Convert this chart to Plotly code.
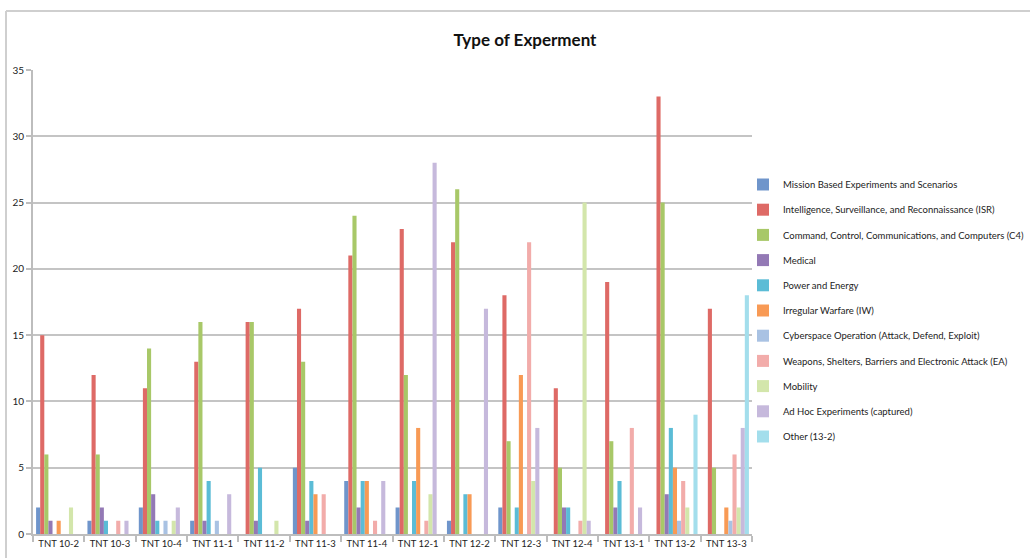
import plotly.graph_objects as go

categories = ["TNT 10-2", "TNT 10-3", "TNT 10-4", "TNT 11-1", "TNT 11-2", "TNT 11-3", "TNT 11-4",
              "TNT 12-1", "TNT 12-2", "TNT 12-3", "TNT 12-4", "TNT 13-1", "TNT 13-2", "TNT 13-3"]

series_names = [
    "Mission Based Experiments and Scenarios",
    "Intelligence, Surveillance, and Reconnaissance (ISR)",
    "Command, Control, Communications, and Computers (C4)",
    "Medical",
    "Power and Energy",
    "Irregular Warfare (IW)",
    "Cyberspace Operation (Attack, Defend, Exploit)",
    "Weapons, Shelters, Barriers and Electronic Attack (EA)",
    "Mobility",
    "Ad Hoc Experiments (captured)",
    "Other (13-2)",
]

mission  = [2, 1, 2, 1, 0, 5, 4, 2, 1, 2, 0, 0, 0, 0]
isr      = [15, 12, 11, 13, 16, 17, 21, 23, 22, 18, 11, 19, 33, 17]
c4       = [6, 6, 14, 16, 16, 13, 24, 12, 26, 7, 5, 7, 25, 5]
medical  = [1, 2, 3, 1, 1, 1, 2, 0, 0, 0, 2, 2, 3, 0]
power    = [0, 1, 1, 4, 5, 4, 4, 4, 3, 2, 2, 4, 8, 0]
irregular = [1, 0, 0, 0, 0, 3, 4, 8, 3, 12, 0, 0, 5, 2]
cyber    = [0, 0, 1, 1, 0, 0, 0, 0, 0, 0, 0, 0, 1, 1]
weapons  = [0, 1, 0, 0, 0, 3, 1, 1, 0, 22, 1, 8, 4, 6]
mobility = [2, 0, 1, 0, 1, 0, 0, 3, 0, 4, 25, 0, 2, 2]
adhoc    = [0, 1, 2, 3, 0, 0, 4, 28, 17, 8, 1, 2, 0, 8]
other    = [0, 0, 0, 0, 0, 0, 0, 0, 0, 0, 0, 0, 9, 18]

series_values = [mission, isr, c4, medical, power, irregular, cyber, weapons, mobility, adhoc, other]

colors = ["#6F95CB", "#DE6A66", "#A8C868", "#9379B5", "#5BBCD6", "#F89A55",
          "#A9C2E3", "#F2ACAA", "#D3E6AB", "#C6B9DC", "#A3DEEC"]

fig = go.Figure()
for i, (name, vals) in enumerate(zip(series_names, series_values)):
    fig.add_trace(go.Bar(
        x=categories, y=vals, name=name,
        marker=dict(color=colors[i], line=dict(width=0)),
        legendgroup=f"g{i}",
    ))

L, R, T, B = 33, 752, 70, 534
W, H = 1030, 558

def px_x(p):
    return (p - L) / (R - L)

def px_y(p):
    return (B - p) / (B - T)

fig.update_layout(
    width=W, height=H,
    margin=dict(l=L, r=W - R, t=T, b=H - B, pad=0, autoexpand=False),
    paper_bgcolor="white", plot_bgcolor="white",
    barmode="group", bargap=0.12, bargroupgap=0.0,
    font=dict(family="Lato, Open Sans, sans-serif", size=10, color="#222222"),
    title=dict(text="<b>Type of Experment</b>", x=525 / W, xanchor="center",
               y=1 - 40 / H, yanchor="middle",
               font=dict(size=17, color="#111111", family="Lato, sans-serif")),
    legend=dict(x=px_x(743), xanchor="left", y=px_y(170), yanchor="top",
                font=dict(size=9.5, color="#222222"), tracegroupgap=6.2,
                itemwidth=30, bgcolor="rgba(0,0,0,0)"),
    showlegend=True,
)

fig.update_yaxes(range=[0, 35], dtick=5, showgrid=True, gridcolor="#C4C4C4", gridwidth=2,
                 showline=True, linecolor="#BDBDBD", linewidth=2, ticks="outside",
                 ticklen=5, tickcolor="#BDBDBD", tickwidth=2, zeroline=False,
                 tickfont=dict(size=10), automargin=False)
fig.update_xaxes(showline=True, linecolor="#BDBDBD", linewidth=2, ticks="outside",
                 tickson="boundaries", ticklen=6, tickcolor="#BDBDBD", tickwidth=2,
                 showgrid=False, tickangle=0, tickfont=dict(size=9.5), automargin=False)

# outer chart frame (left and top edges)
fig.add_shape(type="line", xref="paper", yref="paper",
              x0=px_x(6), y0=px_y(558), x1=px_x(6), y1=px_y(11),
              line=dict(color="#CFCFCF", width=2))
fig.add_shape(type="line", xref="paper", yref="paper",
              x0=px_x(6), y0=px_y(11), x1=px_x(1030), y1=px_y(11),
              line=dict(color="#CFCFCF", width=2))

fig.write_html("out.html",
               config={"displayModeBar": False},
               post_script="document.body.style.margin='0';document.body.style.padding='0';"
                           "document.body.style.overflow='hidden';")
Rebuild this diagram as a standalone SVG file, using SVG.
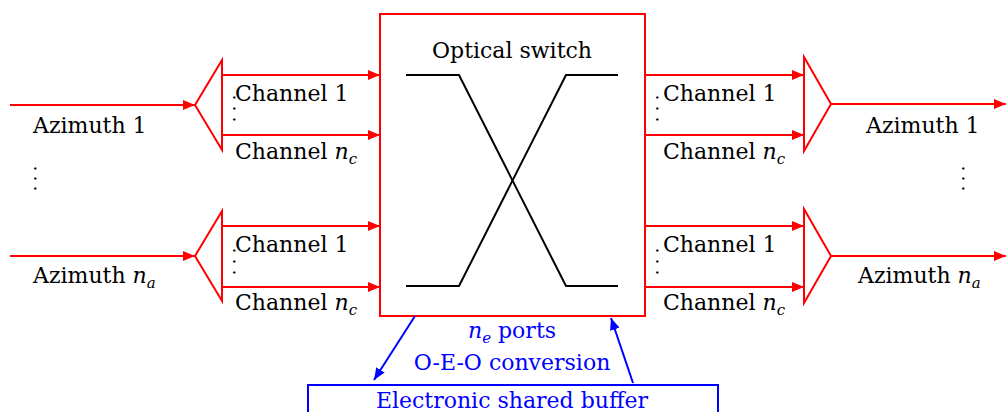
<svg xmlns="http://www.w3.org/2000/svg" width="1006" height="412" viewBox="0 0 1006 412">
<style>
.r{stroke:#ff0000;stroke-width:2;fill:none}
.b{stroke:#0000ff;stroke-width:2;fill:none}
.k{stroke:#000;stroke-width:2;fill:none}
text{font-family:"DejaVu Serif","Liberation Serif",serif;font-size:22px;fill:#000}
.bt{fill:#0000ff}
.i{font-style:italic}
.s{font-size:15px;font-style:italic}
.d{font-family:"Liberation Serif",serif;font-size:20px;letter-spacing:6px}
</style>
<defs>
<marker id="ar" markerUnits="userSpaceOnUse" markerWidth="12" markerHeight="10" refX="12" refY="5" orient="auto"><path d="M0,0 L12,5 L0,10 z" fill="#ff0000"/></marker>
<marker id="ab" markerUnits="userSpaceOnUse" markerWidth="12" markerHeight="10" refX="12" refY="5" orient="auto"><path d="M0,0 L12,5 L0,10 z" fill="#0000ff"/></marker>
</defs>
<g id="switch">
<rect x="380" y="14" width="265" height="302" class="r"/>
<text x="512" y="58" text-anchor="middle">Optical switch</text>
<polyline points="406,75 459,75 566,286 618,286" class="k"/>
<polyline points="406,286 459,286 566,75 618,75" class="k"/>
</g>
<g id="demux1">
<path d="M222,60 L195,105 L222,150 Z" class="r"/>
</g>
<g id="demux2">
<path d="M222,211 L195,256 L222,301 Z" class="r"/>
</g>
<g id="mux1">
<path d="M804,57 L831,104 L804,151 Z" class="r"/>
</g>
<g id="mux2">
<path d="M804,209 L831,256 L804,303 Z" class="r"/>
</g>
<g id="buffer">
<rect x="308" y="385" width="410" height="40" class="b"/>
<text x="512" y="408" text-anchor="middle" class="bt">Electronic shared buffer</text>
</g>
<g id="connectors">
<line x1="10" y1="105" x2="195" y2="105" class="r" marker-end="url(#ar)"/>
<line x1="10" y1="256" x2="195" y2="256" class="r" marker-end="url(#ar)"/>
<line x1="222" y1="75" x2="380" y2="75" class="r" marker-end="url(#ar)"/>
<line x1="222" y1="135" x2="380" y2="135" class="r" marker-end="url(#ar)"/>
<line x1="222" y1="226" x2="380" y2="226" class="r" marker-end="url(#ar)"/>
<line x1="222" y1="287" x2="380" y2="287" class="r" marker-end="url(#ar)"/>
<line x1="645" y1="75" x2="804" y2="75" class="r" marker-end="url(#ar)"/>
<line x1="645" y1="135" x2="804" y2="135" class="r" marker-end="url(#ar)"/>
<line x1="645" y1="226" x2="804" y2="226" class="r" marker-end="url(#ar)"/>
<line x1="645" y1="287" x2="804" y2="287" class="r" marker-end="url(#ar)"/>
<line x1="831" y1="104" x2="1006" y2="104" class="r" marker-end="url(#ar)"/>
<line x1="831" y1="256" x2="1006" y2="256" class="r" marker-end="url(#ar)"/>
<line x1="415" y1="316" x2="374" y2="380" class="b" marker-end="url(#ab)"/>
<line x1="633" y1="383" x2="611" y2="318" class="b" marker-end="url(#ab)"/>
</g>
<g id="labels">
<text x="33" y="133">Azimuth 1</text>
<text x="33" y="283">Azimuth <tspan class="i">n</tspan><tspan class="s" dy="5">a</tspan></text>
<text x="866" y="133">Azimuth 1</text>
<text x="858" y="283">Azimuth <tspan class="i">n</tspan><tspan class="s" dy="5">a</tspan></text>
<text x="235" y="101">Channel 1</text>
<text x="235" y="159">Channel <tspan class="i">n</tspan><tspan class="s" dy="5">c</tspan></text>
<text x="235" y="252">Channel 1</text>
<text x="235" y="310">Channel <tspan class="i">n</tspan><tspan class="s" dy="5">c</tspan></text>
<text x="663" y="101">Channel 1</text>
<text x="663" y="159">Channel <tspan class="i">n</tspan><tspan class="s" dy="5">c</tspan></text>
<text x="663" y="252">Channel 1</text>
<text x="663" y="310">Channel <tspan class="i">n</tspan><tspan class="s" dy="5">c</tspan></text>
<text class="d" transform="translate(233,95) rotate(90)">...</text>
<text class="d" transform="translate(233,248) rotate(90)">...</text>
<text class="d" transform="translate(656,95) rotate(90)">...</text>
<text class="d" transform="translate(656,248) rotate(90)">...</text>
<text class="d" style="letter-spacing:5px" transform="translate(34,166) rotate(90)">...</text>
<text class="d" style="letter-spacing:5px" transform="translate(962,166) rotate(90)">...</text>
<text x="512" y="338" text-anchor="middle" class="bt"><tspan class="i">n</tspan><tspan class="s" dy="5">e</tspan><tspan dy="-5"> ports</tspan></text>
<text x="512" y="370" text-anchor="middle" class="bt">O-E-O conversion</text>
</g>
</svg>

________________________

Repeat exactly and only the lines from the start of the data above through the line that holds "return (B - p) / (B - T)", inclusive. Pictures do not belong in the copy.

Convert this chart to Plotly code.
import plotly.graph_objects as go

categories = ["TNT 10-2", "TNT 10-3", "TNT 10-4", "TNT 11-1", "TNT 11-2", "TNT 11-3", "TNT 11-4",
              "TNT 12-1", "TNT 12-2", "TNT 12-3", "TNT 12-4", "TNT 13-1", "TNT 13-2", "TNT 13-3"]

series_names = [
    "Mission Based Experiments and Scenarios",
    "Intelligence, Surveillance, and Reconnaissance (ISR)",
    "Command, Control, Communications, and Computers (C4)",
    "Medical",
    "Power and Energy",
    "Irregular Warfare (IW)",
    "Cyberspace Operation (Attack, Defend, Exploit)",
    "Weapons, Shelters, Barriers and Electronic Attack (EA)",
    "Mobility",
    "Ad Hoc Experiments (captured)",
    "Other (13-2)",
]

mission  = [2, 1, 2, 1, 0, 5, 4, 2, 1, 2, 0, 0, 0, 0]
isr      = [15, 12, 11, 13, 16, 17, 21, 23, 22, 18, 11, 19, 33, 17]
c4       = [6, 6, 14, 16, 16, 13, 24, 12, 26, 7, 5, 7, 25, 5]
medical  = [1, 2, 3, 1, 1, 1, 2, 0, 0, 0, 2, 2, 3, 0]
power    = [0, 1, 1, 4, 5, 4, 4, 4, 3, 2, 2, 4, 8, 0]
irregular = [1, 0, 0, 0, 0, 3, 4, 8, 3, 12, 0, 0, 5, 2]
cyber    = [0, 0, 1, 1, 0, 0, 0, 0, 0, 0, 0, 0, 1, 1]
weapons  = [0, 1, 0, 0, 0, 3, 1, 1, 0, 22, 1, 8, 4, 6]
mobility = [2, 0, 1, 0, 1, 0, 0, 3, 0, 4, 25, 0, 2, 2]
adhoc    = [0, 1, 2, 3, 0, 0, 4, 28, 17, 8, 1, 2, 0, 8]
other    = [0, 0, 0, 0, 0, 0, 0, 0, 0, 0, 0, 0, 9, 18]

series_values = [mission, isr, c4, medical, power, irregular, cyber, weapons, mobility, adhoc, other]

colors = ["#6F95CB", "#DE6A66", "#A8C868", "#9379B5", "#5BBCD6", "#F89A55",
          "#A9C2E3", "#F2ACAA", "#D3E6AB", "#C6B9DC", "#A3DEEC"]

fig = go.Figure()
for i, (name, vals) in enumerate(zip(series_names, series_values)):
    fig.add_trace(go.Bar(
        x=categories, y=vals, name=name,
        marker=dict(color=colors[i], line=dict(width=0)),
        legendgroup=f"g{i}",
    ))

L, R, T, B = 33, 752, 70, 534
W, H = 1030, 558

def px_x(p):
    return (p - L) / (R - L)

def px_y(p):
    return (B - p) / (B - T)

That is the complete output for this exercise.